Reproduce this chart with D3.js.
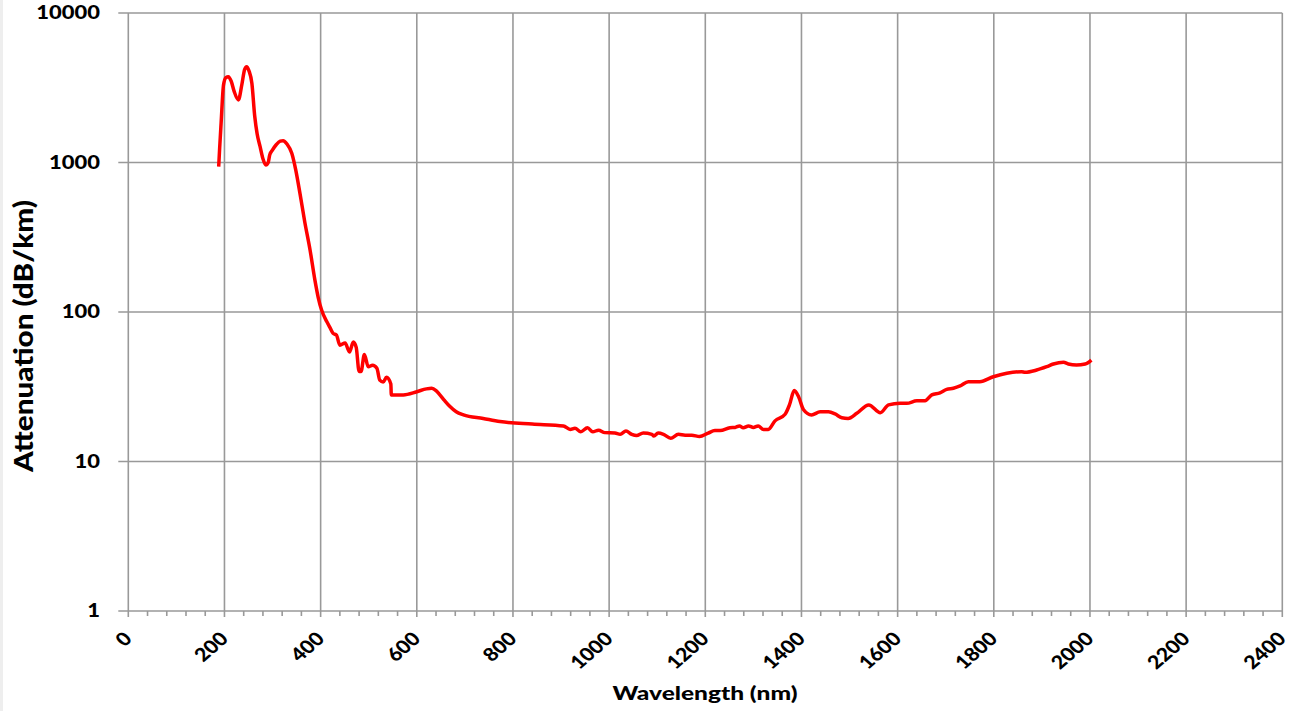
<!DOCTYPE html>
<html>
<head>
<meta charset="utf-8">
<script src="https://cdn.jsdelivr.net/npm/d3@7"></script>
<style>
  body { margin: 0; background: #fff; }
  text { font-family: Lato, "Open Sans", sans-serif; font-weight: 900; fill: #000; }
</style>
</head>
<body>
<svg width="1302" height="711"></svg>
<script>
// wavelength (nm) and attenuation (dB/km)
const wavelength = [188, 190, 193, 198, 203, 208, 214, 220, 229, 236, 242, 246, 251, 257, 263, 268, 274, 280, 286, 291,
  294, 299, 308, 316, 322, 330, 340, 348, 357, 367, 378, 388, 395, 402, 413, 420, 426, 433, 440, 451,
  460, 468, 474, 480, 484, 491, 499, 508, 517, 523, 530, 537, 546, 547, 572, 600, 620, 631, 640, 648,
  658, 669, 682, 697, 738, 773, 840, 905, 919, 929, 941, 955, 966, 978, 991, 1012, 1023, 1035, 1047, 1057,
  1071, 1089, 1093, 1102, 1113, 1128, 1144, 1158, 1172, 1188, 1206, 1220, 1231, 1251, 1262, 1271, 1279, 1290, 1300, 1310,
  1321, 1331, 1345, 1366, 1375, 1385, 1394, 1404, 1421, 1439, 1456, 1470, 1484, 1497, 1515, 1540, 1564, 1581, 1605, 1619,
  1640, 1657, 1671, 1688, 1702, 1716, 1730, 1747, 1771, 1799, 1827, 1858, 1865, 1889, 1910, 1924, 1945, 1955, 1972, 1990, 2003];
const attenuation = [938, 1250, 1830, 3300, 3700, 3750, 3500, 3000, 2620, 3300, 4200, 4375, 4100, 3390, 2030, 1550, 1280, 1060, 962, 1000,
  1120, 1200, 1320, 1390, 1400, 1330, 1153, 900, 622, 400, 260, 164, 125, 103, 86, 78, 72, 70, 60, 62,
  54, 63, 58, 40, 40, 52, 43, 44, 42, 35, 34, 36.6, 33, 27.9, 27.9, 29.3, 30.6, 30.9, 29.8, 27.9,
  25.5, 23.3, 21.5, 20.5, 19.4, 18.5, 17.8, 17.3, 16.4, 16.7, 15.8, 16.8, 15.8, 16.2, 15.6, 15.5, 15.2, 16.0, 15.2, 14.9,
  15.5, 15.2, 14.8, 15.5, 15.2, 14.3, 15.2, 15.0, 15.0, 14.7, 15.5, 16.1, 16.1, 16.8, 16.9, 17.3, 16.8, 17.3, 16.9, 17.3,
  16.4, 16.4, 18.7, 20.7, 23.9, 29.8, 27.1, 22.3, 20.5, 21.5, 21.5, 20.8, 19.6, 19.4, 21.0, 23.9, 21.2, 23.9, 24.5, 24.5,
  25.5, 25.5, 27.9, 28.8, 30.4, 30.9, 32.0, 34.2, 34.2, 36.9, 38.9, 39.9, 39.5, 40.9, 43.1, 44.9, 46.1, 44.9, 44.2, 44.9, 47.7];

const xTicks = d3.range(0, 2401, 200);
const xMinorTicks = d3.range(0, 2401, 40);
const yTicks = [1, 10, 100, 1000, 10000];

const svg = d3.select("svg");
const x = d3.scaleLinear().domain([0, 2400]).range([128.3, 1282.3]);
const y = d3.scaleLog().domain([1, 10000]).range([611, 13]);

// faint left edge strip
svg.append("rect").attr("x", 0).attr("y", 0).attr("width", 3).attr("height", 711).attr("fill", "#eeeeee");

const grid = svg.append("g").attr("stroke", "#999").attr("stroke-width", 1.6);

grid.selectAll(".hg").data(yTicks).join("line")
  .attr("x1", x(0) - 10).attr("x2", x(2400))
  .attr("y1", d => y(d)).attr("y2", d => y(d));

grid.selectAll(".vg").data(xTicks).join("line")
  .attr("x1", d => x(d)).attr("x2", d => x(d))
  .attr("y1", y(10000)).attr("y2", y(1) + 6);

grid.selectAll(".mt").data(xMinorTicks.filter(d => d % 200)).join("line")
  .attr("x1", d => x(d)).attr("x2", d => x(d))
  .attr("y1", y(1)).attr("y2", y(1) + 5);

// y tick labels
svg.selectAll(".yl").data(yTicks).join("text")
  .attr("transform", d => `translate(100,${y(d)}) scale(1.22,1)`)
  .attr("text-anchor", "end")
  .attr("dy", "0.36em")
  .attr("font-size", 18)
  .text(d => d);

// x tick labels
svg.selectAll(".xl").data(xTicks).join("text")
  .attr("transform", d => `translate(${x(d) + 5},640) scale(1.15,1) rotate(-45)`)
  .attr("text-anchor", "end")
  .attr("font-size", 18.5)
  .text(d => d);

// axis titles
svg.append("text")
  .attr("transform", "translate(33,336) rotate(-90)")
  .attr("text-anchor", "middle")
  .attr("font-size", 26)
  .attr("textLength", 272)
  .attr("lengthAdjust", "spacingAndGlyphs")
  .text("Attenuation (dB/km)");

svg.append("text")
  .attr("x", 705).attr("y", 700)
  .attr("text-anchor", "middle")
  .attr("font-size", 18)
  .attr("textLength", 185)
  .attr("lengthAdjust", "spacingAndGlyphs")
  .text("Wavelength (nm)");

const line = d3.line()
  .x((d, i) => x(wavelength[i]))
  .y(d => y(d))
  .curve(d3.curveMonotoneX);

svg.append("path")
  .datum(attenuation)
  .attr("fill", "none")
  .attr("stroke", "#ff0000")
  .attr("stroke-width", 3.5)
  .attr("stroke-linejoin", "round")
  .attr("d", line);
</script>
</body>
</html>
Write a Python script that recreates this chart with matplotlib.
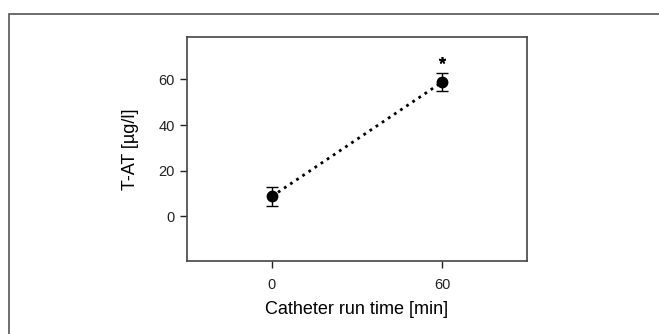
import numpy as np
import matplotlib.pyplot as plt
from matplotlib.patches import Rectangle

# T-AT over catheter run time
time_min = [0, 60]
tat_mean = [8.7, 58.8]
tat_err = [4.2, 3.9]
star_x = [60]
star_y = [68.5]

plt.rcParams['font.family'] = ['Liberation Sans', 'DejaVu Sans']

W, H = 659, 334
fig = plt.figure(figsize=(W / 100, H / 100), dpi=100)

# outer grey frame of the figure panel (right and bottom edges cut off)
fig.patches.append(Rectangle((9 / W, -0.2), 1.2, 1.2 - 14 / H, transform=fig.transFigure,
                             fill=False, edgecolor='#555555', linewidth=1.2))

ax = fig.add_axes([186.7 / W, 1 - 261 / H, (527.3 - 186.7) / W, (261 - 36.7) / H])

ax.plot(time_min, tat_mean, linestyle=':', color='black', linewidth=2)
ax.errorbar(time_min, tat_mean, yerr=tat_err, fmt='o', color='black',
            markersize=7.5, capsize=4.5, elinewidth=1, capthick=1)
ax.plot(star_x, star_y, marker=(5, 2, 0), color='black', markersize=5,
        linestyle='none', markeredgewidth=1.2)

ax.set_xlim(-30, 90)
ax.set_ylim(-19.6, 78.7)
ax.set_xticks(time_min)
ax.set_yticks([0, 20, 40, 60])
ax.tick_params(direction='out', length=5, width=1, labelsize=10.5, colors='#222222')
ax.tick_params(axis='x', pad=7)
for s in ax.spines.values():
    s.set_color('#444444')
    s.set_linewidth(1.2)

ax.set_ylabel('T-AT [µg/l]', fontsize=13, labelpad=14)
ax.set_xlabel('Catheter run time [min]', fontsize=13, labelpad=7)

fig.savefig('out.png', dpi=100)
^^^^
Exercise task » Nothing but the lines from the one containing "Write a Python" through the one containing "star_y = [68.5]" should be echoed, each exactly as it stands; pictures are excluded.

Correct output »
Write a Python script that recreates this chart with matplotlib.
import numpy as np
import matplotlib.pyplot as plt
from matplotlib.patches import Rectangle

# T-AT over catheter run time
time_min = [0, 60]
tat_mean = [8.7, 58.8]
tat_err = [4.2, 3.9]
star_x = [60]
star_y = [68.5]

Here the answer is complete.